Stated task:
Read the listing below and copy out every line that holds "code".

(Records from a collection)
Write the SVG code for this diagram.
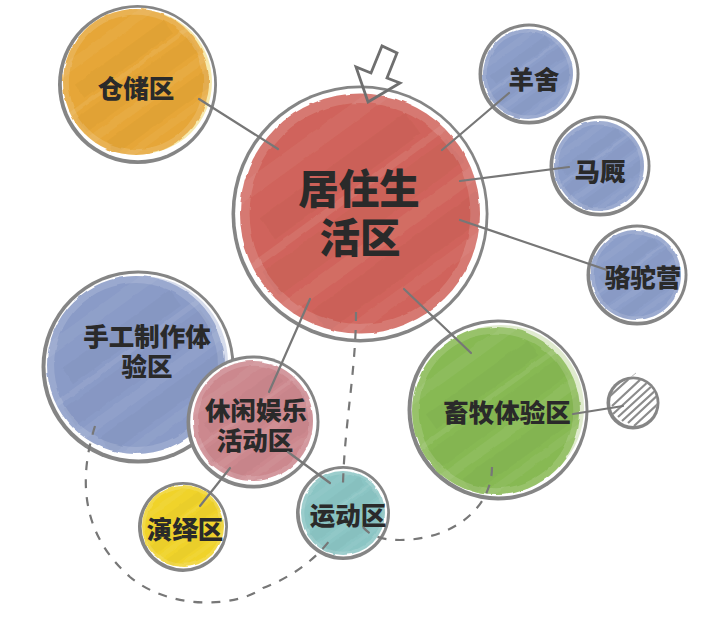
<svg xmlns="http://www.w3.org/2000/svg" xmlns:xlink="http://www.w3.org/1999/xlink" width="720" height="619" viewBox="0 0 720 619">
<style>
.o{fill:#858585}
.w{fill:#fff}
.t{font-family:"Noto Sans CJK SC","Noto Sans",sans-serif;font-weight:900;font-size:25.5px;fill:#2a2a2a;text-anchor:middle}
.big{font-size:40.5px}
.c{fill:none;stroke:#777;stroke-width:2.2;stroke-linecap:round}
.d{fill:none;stroke:#777;stroke-width:2.2;stroke-dasharray:9 9}
</style>
<defs>
<filter id="rough" x="-5%" y="-5%" width="110%" height="110%">
<feTurbulence type="fractalNoise" baseFrequency="0.07" numOctaves="2" seed="4"/>
<feDisplacementMap in="SourceGraphic" scale="3" xChannelSelector="R" yChannelSelector="G"/>
</filter>
<clipPath id="u"><circle r="100"/></clipPath>
<g id="wash" clip-path="url(#u)">
<path fill-rule="evenodd" d="M-101 0A101 101 0 1 1 101 0A101 101 0 1 1 -101 0ZM-92 0A92 92 0 1 0 92 0A92 92 0 1 0 -92 0Z" fill="#fff" opacity=".14"/>
<g transform="rotate(-36)">
<rect x="-110" y="-78" width="220" height="14" fill="#fff" opacity=".05"/>
<rect x="-70" y="-46" width="150" height="22" fill="#000" opacity=".025"/>
<rect x="-110" y="-20" width="220" height="6" fill="#fff" opacity=".08"/>
<rect x="-95" y="-8" width="190" height="24" fill="#000" opacity=".02"/>
<rect x="-110" y="22" width="220" height="12" fill="#fff" opacity=".06"/>
<rect x="-80" y="42" width="170" height="22" fill="#000" opacity=".025"/>
<rect x="-110" y="70" width="220" height="10" fill="#fff" opacity=".05"/>
</g>
</g>
<clipPath id="hc"><circle cx="633" cy="403" r="24"/></clipPath>
</defs>
<g id="nodes">
<g id="cangchu"><circle class="o" cx="137.5" cy="84.5" r="79.5"/><circle class="w" cx="138" cy="84" r="76.2"/><circle cx="140" cy="82" r="72" fill="#f6e9ae"/><g filter="url(#rough)"><circle cx="136" cy="82" r="73" fill="#e6a637"/><use xlink:href="#wash" href="#wash" transform="translate(136 82) scale(.73)"/></g><text class="t" x="136" y="98">仓储区</text></g>
<g id="jumin"><circle class="o" cx="360" cy="214" r="128.5"/><circle class="w" cx="360.4" cy="213.6" r="125.3"/><g filter="url(#rough)"><circle cx="360" cy="213.5" r="120" fill="#d0645b"/><use xlink:href="#wash" href="#wash" transform="translate(360 213.5) scale(1.2)"/></g><text class="t big"><tspan x="359" y="204">居住生</tspan><tspan x="360" y="253">活区</tspan></text></g>
<g id="yangshe"><circle class="o" cx="529" cy="74" r="50.5"/><circle class="w" cx="529.4" cy="73.6" r="47.2"/><g filter="url(#rough)"><circle cx="528" cy="74" r="45" fill="#8c9ec9"/><use xlink:href="#wash" href="#wash" transform="translate(528 74) scale(.45)"/></g><text class="t" x="534" y="89">羊舍</text></g>
<g id="majiu"><circle class="o" cx="600" cy="166" r="50.5"/><circle class="w" cx="600.4" cy="165.6" r="47.2"/><g filter="url(#rough)"><circle cx="599" cy="166" r="45" fill="#8c9ec9"/><use xlink:href="#wash" href="#wash" transform="translate(599 166) scale(.45)"/></g><text class="t" x="600" y="181">马厩</text></g>
<g id="luotuo"><circle class="o" cx="637" cy="275" r="50.5"/><circle class="w" cx="637.4" cy="274.6" r="47.2"/><g filter="url(#rough)"><circle cx="636" cy="275" r="45" fill="#8c9ec9"/><use xlink:href="#wash" href="#wash" transform="translate(636 275) scale(.45)"/></g><text class="t" x="643" y="287">骆驼营</text></g>
<g id="shougong"><circle class="o" cx="138" cy="367" r="96.5"/><circle class="w" cx="138.5" cy="366.5" r="93"/><circle cx="141" cy="363" r="87" fill="#d6dcec"/><g filter="url(#rough)"><circle cx="136" cy="365" r="89" fill="#8a9bc7"/><use xlink:href="#wash" href="#wash" transform="translate(136 365) scale(.89)"/></g><text class="t"><tspan x="147" y="346">手工制作体</tspan><tspan x="147" y="376">验区</tspan></text></g>
<g id="xiuxian"><circle class="o" cx="253" cy="422" r="66.5"/><circle class="w" cx="253.4" cy="421.6" r="63.2"/><g filter="url(#rough)"><circle cx="253" cy="421" r="60" fill="#cc888e"/><use xlink:href="#wash" href="#wash" transform="translate(253 421) scale(.6)"/></g><text class="t"><tspan x="256" y="420">休闲娱乐</tspan><tspan x="255" y="450">活动区</tspan></text></g>
<g id="yanyi"><circle class="o" cx="183" cy="527" r="45"/><circle class="w" cx="183.4" cy="526.6" r="41.8"/><g filter="url(#rough)"><circle cx="183" cy="526" r="41" fill="#f0d32a"/><use xlink:href="#wash" href="#wash" transform="translate(183 526) scale(.41)"/></g><text class="t" x="185" y="539">演绎区</text></g>
<g id="yundong"><circle class="o" cx="343" cy="513" r="47"/><circle class="w" cx="343.4" cy="512.6" r="43.8"/><g filter="url(#rough)"><circle cx="343" cy="513" r="42" fill="#8bc5c4"/><use xlink:href="#wash" href="#wash" transform="translate(343 513) scale(.42)"/></g><text class="t" x="348" y="525">运动区</text></g>
<g id="xumu"><circle class="o" cx="498" cy="410" r="90.5"/><circle class="w" cx="498.5" cy="409.5" r="87"/><circle cx="501" cy="408" r="83" fill="#e0ebcf"/><g filter="url(#rough)"><circle cx="496" cy="411" r="84" fill="#87b953"/><use xlink:href="#wash" href="#wash" transform="translate(496 411) scale(.84)"/></g><text class="t" x="507" y="422">畜牧体验区</text></g>
<g id="hatch"><circle class="o" cx="633" cy="403" r="26.5"/><circle class="w" cx="633.4" cy="402.6" r="23.3"/><path clip-path="url(#hc)" d="M608 398L632 376M612 406L642 378M613 414L650 380M618 417L654 384M622 421L658 388M628 423L660 393M634 426L662 400" fill="none" stroke="#8c8c8c" stroke-width="2.2"/><path d="M631 377L636 373" stroke="#bbb" stroke-width="1" fill="none"/></g>
<g id="arrow"><path d="M368 102L400 83L387 78L397 53L382 46L371 73L356 67Z" fill="none" stroke="#6f6f6f" stroke-width="2.8"/></g>
</g>
<g id="connectors">
<path class="c" d="M199 99L278 149"/>
<path class="c" d="M509 93L442 150"/>
<path class="c" d="M569 167L460 181"/>
<path class="c" d="M607 270L460 220"/>
<path class="c" d="M310 299L269 392"/>
<path class="c" d="M404 289L471 353"/>
<path class="c" d="M288 452L330 483"/>
<path class="c" d="M230 468L200 506"/>
<path class="c" d="M573 414L623 406"/>
<path class="d" d="M356 312C356 370 345 420 343 483"/>
<path class="d" d="M95 426C75 490 88 540 130 577C170 610 235 608 263 588C290 578 315 560 330 540"/>
<path class="d" d="M492 467C492 510 450 540 400 540C380 540 365 535 359 520"/>
</g>
</svg>
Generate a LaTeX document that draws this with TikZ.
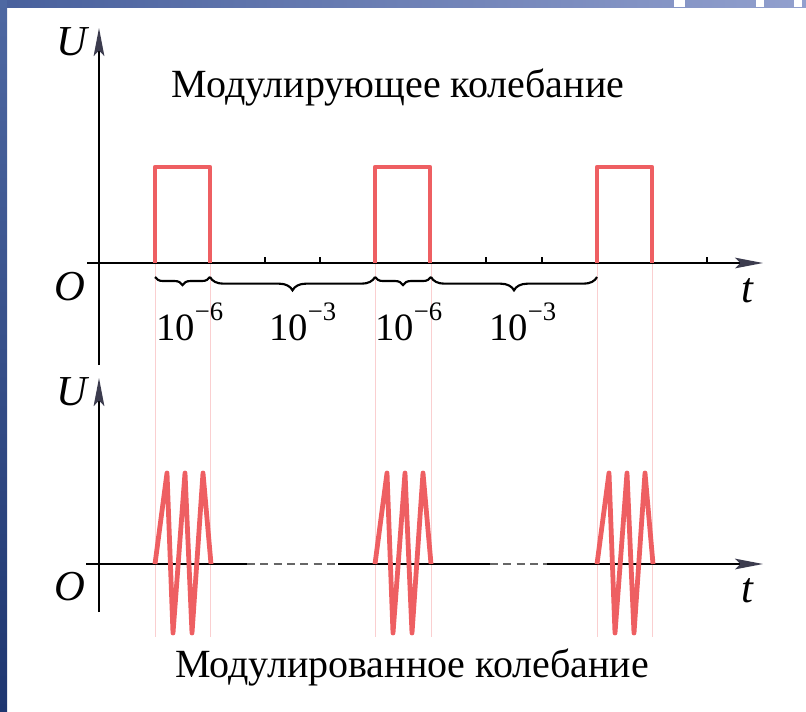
\documentclass[tikz,border=0pt]{standalone}
\usepackage{fontspec}
\setmainfont{Liberation Serif}
\usepackage{tikz}
\usetikzlibrary{arrows.meta,decorations.pathreplacing,positioning,calc}

\definecolor{sig}{RGB}{238,95,98}
\definecolor{tipgray}{RGB}{60,60,78}
\definecolor{barleft}{RGB}{72,96,156}
\definecolor{barright}{RGB}{146,160,206}
\definecolor{sidetop}{RGB}{78,104,162}
\definecolor{sidebot}{RGB}{30,54,112}

\begin{document}
\begin{tikzpicture}[
    x=0.75pt, y=-0.75pt,
    >={Stealth[length=21pt, width=8pt, inset=4pt, color=tipgray]},
    axis/.style={line width=1.5pt, black},
    tick/.style={line width=1pt, black},
    gap/.style={line width=1.5pt, black!60, dash pattern=on 6pt off 4pt},
    pulse/.style={line width=3.6pt, sig, line join=round},
    guide/.style={line width=0.6pt, sig!30},
    axlbl/.style={font=\fontsize{32}{32}\selectfont\itshape, anchor=base, inner sep=0pt},
    title/.style={font=\fontsize{30}{30}\selectfont, anchor=base, inner sep=0pt},
    power/.style={font=\fontsize{29}{29}\selectfont, anchor=base west, inner sep=0pt},
    brc/.style={decorate, decoration={brace, amplitude=#1}, line width=1.6pt}
]
    \useasboundingbox (0,0) rectangle (806,711);
    % frame of the slide
    \shade[left color=barleft, right color=barright] (0,0) rectangle (806,7);
    \shade[top color=sidetop, bottom color=sidebot] (0,0) rectangle (7,711);
    \foreach \a/\b in {674/685, 756/764, 794/802}
        \fill[white] (\a,0) rectangle (\b,7);
    \coordinate (o1) at (99,263);
    \coordinate (o2) at (99,564);
    % guide lines through both plots
    \foreach \x in {155,210,375,431,597,652}
        \draw[guide] (\x,263) -- (\x,637);
    % modulating signal
    \draw[axis, ->] (99,365) -- (99,28);
    \draw[axis, ->] (87,263) -- (763,263);
    \foreach \x in {265,320,486,542,707}
        \draw[tick] (\x,263) -- (\x,257);
    \foreach \s in {155,375,597}
        \draw[pulse] (\s,263) -- (\s,167) -- (\s+55,167) -- (\s+55,263);
    \node[axlbl] (u1) at (72,55) {U};
    \node[axlbl] (z1) at (70,300) {O};
    \node[axlbl] (t1) at (747,302) {t};
    \node[title] (top) at (398,97) {Модулирующее колебание};
    % braces and durations
    \draw[brc=6pt] (210,277) -- (155,277);
    \draw[brc=10pt] (375,277) -- (210,277);
    \draw[brc=6pt] (431,277) -- (375,277);
    \draw[brc=10pt] (597,277) -- (431,277);
    \node[power] (d1) at (156,340) {10\raisebox{0.5em}{\fontsize{20}{20}\selectfont −6}};
    \node[power] (d2) at (269,340) {10\raisebox{0.5em}{\fontsize{20}{20}\selectfont −3}};
    \node[power] (d3) at (375,340) {10\raisebox{0.5em}{\fontsize{20}{20}\selectfont −6}};
    \node[power] (d4) at (489,340) {10\raisebox{0.5em}{\fontsize{20}{20}\selectfont −3}};
    % modulated signal
    \draw[axis, ->] (99,612) -- (99,378);
    \draw[axis] (86,564) -- (247,564);
    \draw[gap] (247,564) -- (338,564);
    \draw[axis] (338,564) -- (490,564);
    \draw[gap] (490,564) -- (547,564);
    \draw[axis, ->] (547,564) -- (763,564);
    \foreach \s in {155,375,597}
        \draw[pulse] (\s,564) -- ++(12,-91) -- ++(6,160) -- ++(12,-160)
            -- ++(7,160) -- ++(11,-160) -- ++(8,91);
    \node[axlbl] (u2) at (72,405) {U};
    \node[axlbl] (z2) at (70,600) {O};
    \node[axlbl] (t2) at (747,602) {t};
    \node[title] (bottom) at (412,677) {Модулированное колебание};
\end{tikzpicture}
\end{document}
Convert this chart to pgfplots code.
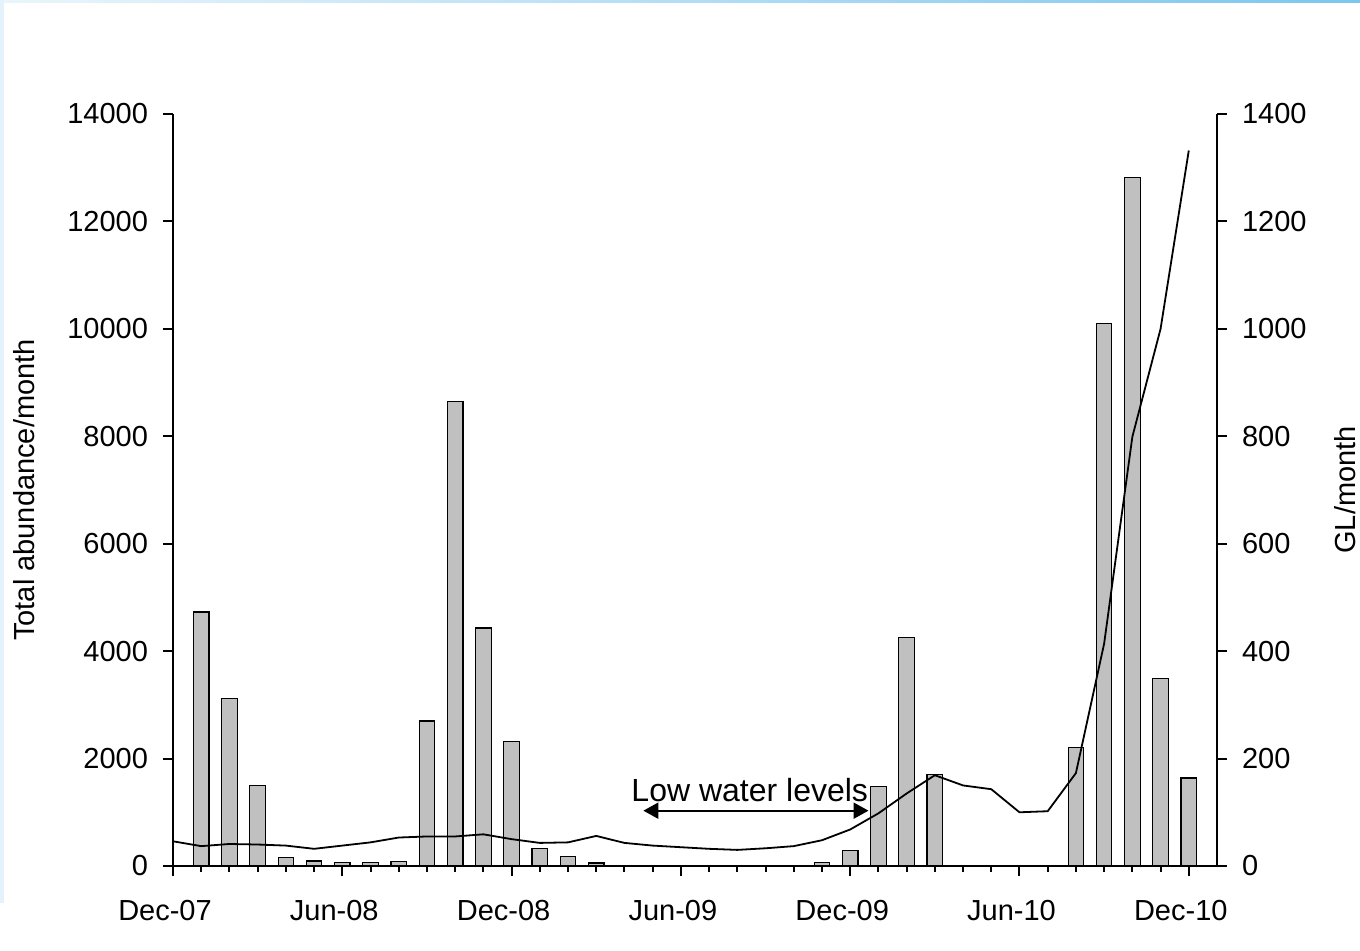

Output below:
Write the SVG code for this diagram.
Convert this chart to pgfplots code.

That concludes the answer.